Answering questions, Lord Robertson said there was no conflict between NATO’s Rapid Response Force and the EU’s Rapid Reaction Force. They were complementary, with precise and distinct roles. The NATO grouping was designed for the “sharp end” of conflict, with very rapid deployment into crisis situations. The EU group was working at the other end of the spectrum, tackling the Petersburg Tasks of peacekeeping, civilian backup and crisis management. Therefore the respective roles were different, complementary and not at all incompatible.
The key thing, said Lord Robertson, was to ensure that the large sums spent on defence were used well. “At the moment the public is not getting value for money. There are two million troops in uniform in Europe, half a million more than the Americans, but only a fraction is deployable. That is a waste of money.”
“There are 2,800 EU attack aircraft compared to half this number in the US armed forces. Each of the US planes can fly day and night and in all conditions. Only 10% of the huge European fleet can match this performance. This is waste of money as well.”
“The US has 250 wide-bodied extra-large planes which can transport troops to wherever there is a crisis. In the whole of Europe we have only 11 planes that can do the same.”
In response to another question about the means to tackle terrorism, Lord Robertson insisted that the Alliance was more than just a military body, although reshaping armed forces was a big part of its business. It had established the Partnership for Peace and was deeply involved in the wider picture. He added: “If you don’t have the military part, you don’t have anything – economic prosperity is not the only guarantee of our safety.”
Asked about the prospects for NATO developing links to China, Lord Robertson said that both had an interest in preventing terrorism and promoting global security.
Pressed about the number of applicant States that will be invited to join NATO, Lord Robertson insisted that final decisions had not been reached. The 19 governments involved were still considering their positions and Lord Robertson would be consulting each of the NATO ambassadors next week. Even the US has not made its position clear yet, he said.
Asked if NATO membership for the chosen ones would be conditional on fulfilling pledges made on military capabilities, Lord Rob ertson said enlargement negotiations had been based on the Membership Action Plan which involved detailed work taking place not just on the military side but on the civil side as well.

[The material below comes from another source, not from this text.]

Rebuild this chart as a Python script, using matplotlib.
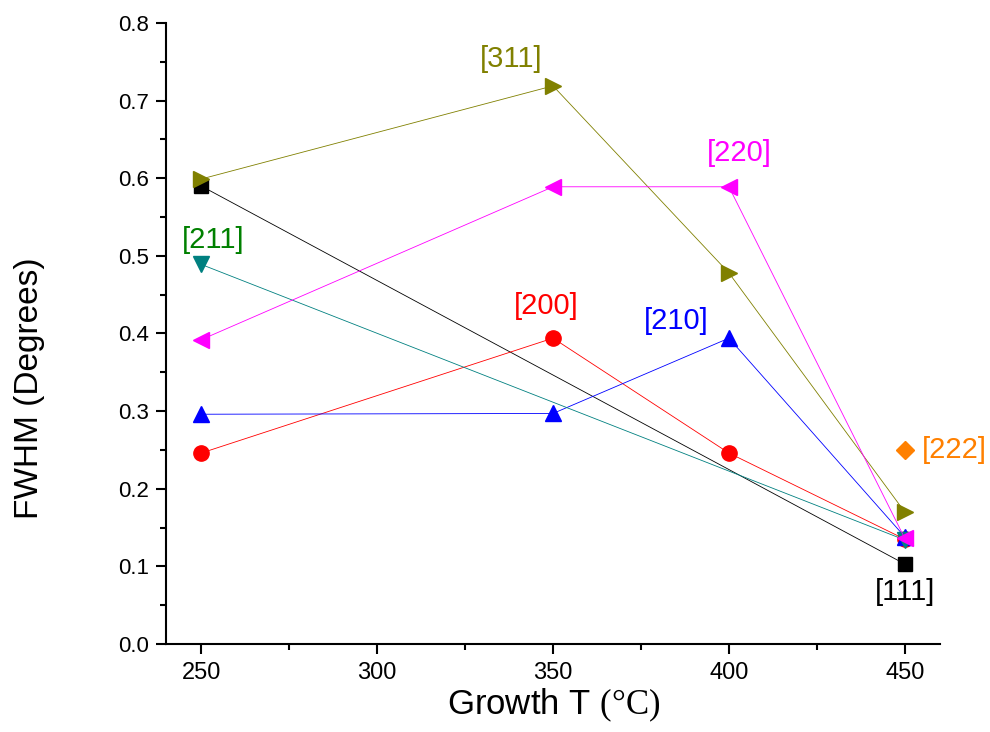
import matplotlib.pyplot as plt
from matplotlib.ticker import MultipleLocator

plt.rcParams['font.family'] = ['Liberation Sans', 'DejaVu Sans']
plt.rcParams['mathtext.fontset'] = 'custom'
plt.rcParams['mathtext.rm'] = 'Liberation Serif'

temps = [250, 350, 400, 450]

fwhm_111 = [0.590, 0.103]
temps_111 = [250, 450]
fwhm_200 = [0.246, 0.394, 0.246, 0.135]
fwhm_210 = [0.296, 0.297, 0.394, 0.138]
fwhm_211 = [0.489, 0.134]
temps_211 = [250, 450]
fwhm_220 = [0.392, 0.589, 0.589, 0.136]
fwhm_311 = [0.599, 0.719, 0.478, 0.170]
fwhm_222 = [0.250]
temps_222 = [450]

fig = plt.figure(figsize=(9.9, 7.32), dpi=100)
ax = fig.add_axes([0.1677, 0.1202, 0.7818, 0.8484])

ax.plot(temps_111, fwhm_111, color='black', lw=0.6, marker='s', ms=10)
ax.plot(temps, fwhm_200, color='red', lw=0.6, marker='o', ms=11)
ax.plot(temps, fwhm_210, color='blue', lw=0.6, marker='^', ms=12)
ax.plot(temps_211, fwhm_211, color='#008080', lw=0.6, marker='v', ms=12)
ax.plot(temps, fwhm_311, color='#808000', lw=0.6, marker='>', ms=12)
ax.plot(temps, fwhm_220, color='magenta', lw=0.6, marker='<', ms=12)
ax.plot(temps_222, fwhm_222, color='#FF8000', lw=0, marker='D', ms=9)

# crystal plane labels
lbl = dict(fontsize=21, ha='center', va='center')
ax.text(338, 0.753, '[311]', color='#808000', **lbl)
ax.text(403, 0.632, '[220]', color='magenta', **lbl)
ax.text(253.5, 0.521, '[211]', color='#008000', **lbl)
ax.text(348, 0.435, '[200]', color='red', **lbl)
ax.text(385, 0.416, '[210]', color='blue', **lbl)
ax.text(464, 0.250, '[222]', color='#FF8000', **lbl)
ax.text(450, 0.067, '[111]', color='black', **lbl)

ax.set_xlim(240, 460)
ax.set_ylim(0, 0.8)
ax.xaxis.set_major_locator(MultipleLocator(50))
ax.xaxis.set_minor_locator(MultipleLocator(25))
ax.yaxis.set_major_locator(MultipleLocator(0.1))
ax.yaxis.set_minor_locator(MultipleLocator(0.05))
ax.yaxis.set_major_formatter(plt.FormatStrFormatter('%.1f'))

for side in ['top', 'right']:
    ax.spines[side].set_visible(False)
for side in ['left', 'bottom']:
    ax.spines[side].set_linewidth(1.5)
ax.tick_params(which='major', direction='out', length=7, width=1.5)
ax.tick_params(axis='x', which='major', labelsize=17, pad=6)
ax.tick_params(axis='y', which='major', labelsize=16, pad=5)
ax.tick_params(which='minor', direction='out', length=4, width=1.5)

ax.set_xlabel(r'Growth T $\mathrm{(°C)}$', fontsize=25)
ax.set_ylabel('FWHM (Degrees)', fontsize=24)
ax.xaxis.set_label_coords(0.501, -0.068)
ax.yaxis.set_label_coords(-0.156, 0.412)

fig.savefig('out.png', dpi=100)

As an “Alliance of values” and not just a military Alliance, NATO was insistent that the new Member States should have properly-functioning democratic institutions, and would have to demonstrate basic rights, such as the proper treatment of minorities – “but of course they must be able to contribute militarily.”

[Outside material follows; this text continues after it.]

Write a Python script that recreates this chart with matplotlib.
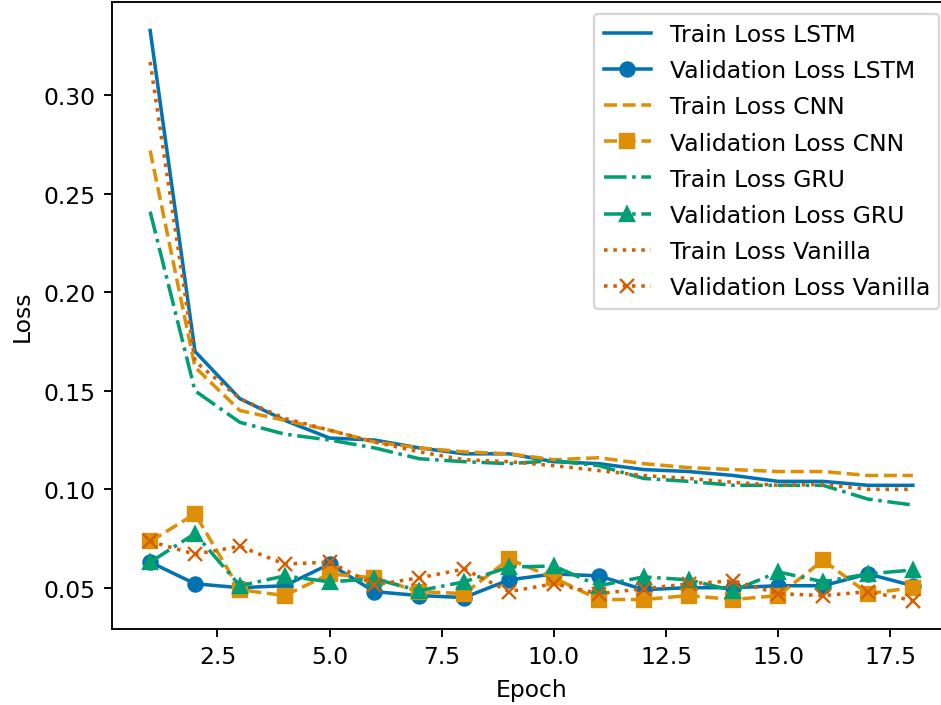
import matplotlib.pyplot as plt

# loss values per epoch
epochs = list(range(1, 19))

train_lstm = [0.333, 0.170, 0.146, 0.135, 0.126, 0.125, 0.121, 0.118, 0.118, 0.114,
              0.113, 0.110, 0.109, 0.107, 0.104, 0.104, 0.102, 0.102]
val_lstm = [0.063, 0.052, 0.050, 0.051, 0.062, 0.048, 0.046, 0.045, 0.054, 0.057,
            0.056, 0.049, 0.050, 0.050, 0.051, 0.051, 0.057, 0.051]

train_cnn = [0.272, 0.162, 0.140, 0.135, 0.130, 0.124, 0.121, 0.119, 0.118, 0.115,
             0.116, 0.113, 0.111, 0.110, 0.109, 0.109, 0.107, 0.107]
val_cnn = [0.0735, 0.0875, 0.049, 0.046, 0.057, 0.055, 0.048, 0.047, 0.0645, 0.055,
           0.044, 0.044, 0.046, 0.044, 0.046, 0.064, 0.047, 0.050]

train_gru = [0.241, 0.150, 0.134, 0.128, 0.125, 0.121, 0.1155, 0.114, 0.113, 0.1145,
             0.112, 0.1055, 0.104, 0.102, 0.102, 0.102, 0.095, 0.092]
val_gru = [0.063, 0.0775, 0.051, 0.056, 0.053, 0.0545, 0.0485, 0.053, 0.0605, 0.061,
           0.051, 0.0555, 0.054, 0.0485, 0.058, 0.053, 0.057, 0.059]

train_vanilla = [0.317, 0.165, 0.146, 0.136, 0.130, 0.124, 0.119, 0.115, 0.114, 0.112,
                 0.1095, 0.107, 0.1055, 0.1035, 0.102, 0.1025, 0.100, 0.100]
val_vanilla = [0.0735, 0.067, 0.071, 0.062, 0.063, 0.0515, 0.055, 0.0595, 0.048, 0.052,
               0.047, 0.0495, 0.052, 0.0535, 0.047, 0.046, 0.048, 0.0435]

colors = ['#0173b2', '#de8f05', '#029e73', '#d55e00']

fig = plt.figure(figsize=(942 / 169, 706 / 169), dpi=169)
# the source figure is cropped on the right, so the axes run past the edge
ax = fig.add_axes([112 / 942, 76 / 706, (951 - 112) / 942, 627 / 706])

ax.plot(epochs, train_lstm, '-', color=colors[0], label='Train Loss LSTM')
ax.plot(epochs, val_lstm, '-', marker='o', color=colors[0], label='Validation Loss LSTM')
ax.plot(epochs, train_cnn, '--', color=colors[1], label='Train Loss CNN')
ax.plot(epochs, val_cnn, '--', marker='s', color=colors[1], label='Validation Loss CNN')
ax.plot(epochs, train_gru, '-.', color=colors[2], label='Train Loss GRU')
ax.plot(epochs, val_gru, '-.', marker='^', color=colors[2], label='Validation Loss GRU')
ax.plot(epochs, train_vanilla, ':', color=colors[3], label='Train Loss Vanilla')
ax.plot(epochs, val_vanilla, ':', marker='x', color=colors[3], label='Validation Loss Vanilla')

ax.spines['right'].set_visible(False)
ax.set_xlabel('Epoch')
ax.set_ylabel('Loss')
ax.legend(loc='upper right', labelspacing=0.56)

fig.savefig('out.png', dpi=169)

He rejected a suggestion that the Partnership for Peace had become an “embarrassment”. On the contrary, said Lord Robertson, the initiative had created one of the most successful organisations of its kind ever seen, with 46 countries including many from some of the most troubled parts of the Euro-Atlantic area. Not all would “come up to standard” he acknowledged, but “we can live through that and build a relationship of trust.” In response to another question as to whether PFP would evolve and maybe merge with OSCE, Lord Robertson said that “nothing was set in stone”. Institutions only had a life if they were relevant to tackling problems.
On the future for Turkey’s relations with NATO following the election, Lord Robertson said the Islamic nature of the new regime was not an issue: the new government had to govern for the whole people and had already renewed the nation’s commitment to NATO and EU membership.
Asked about the proliferation of security and political organisations Lord Robertson agreed that sometimes there were too many institutions, many of which did not stand the test of time. The Western European Union for instance had been formed in 1948 but had “run out of road”. The WEU’s failure had been a failure of political will: “It was perfect on paper – but you cannot send a piece of paper to a crisis.” In the NATO context, political will was evident in the ESDP, which locked the EU not just into NATO capabilities but also into the NATO planning process.” “Without political will”, cooperation was just “so much hot air”. Cooperation had to be based on what was “valuable and practical”, and the organisations involved in international cooperation had to play to their own strengths. Institutional rivalry was destructive, he warned, but interlocking institutions can be good.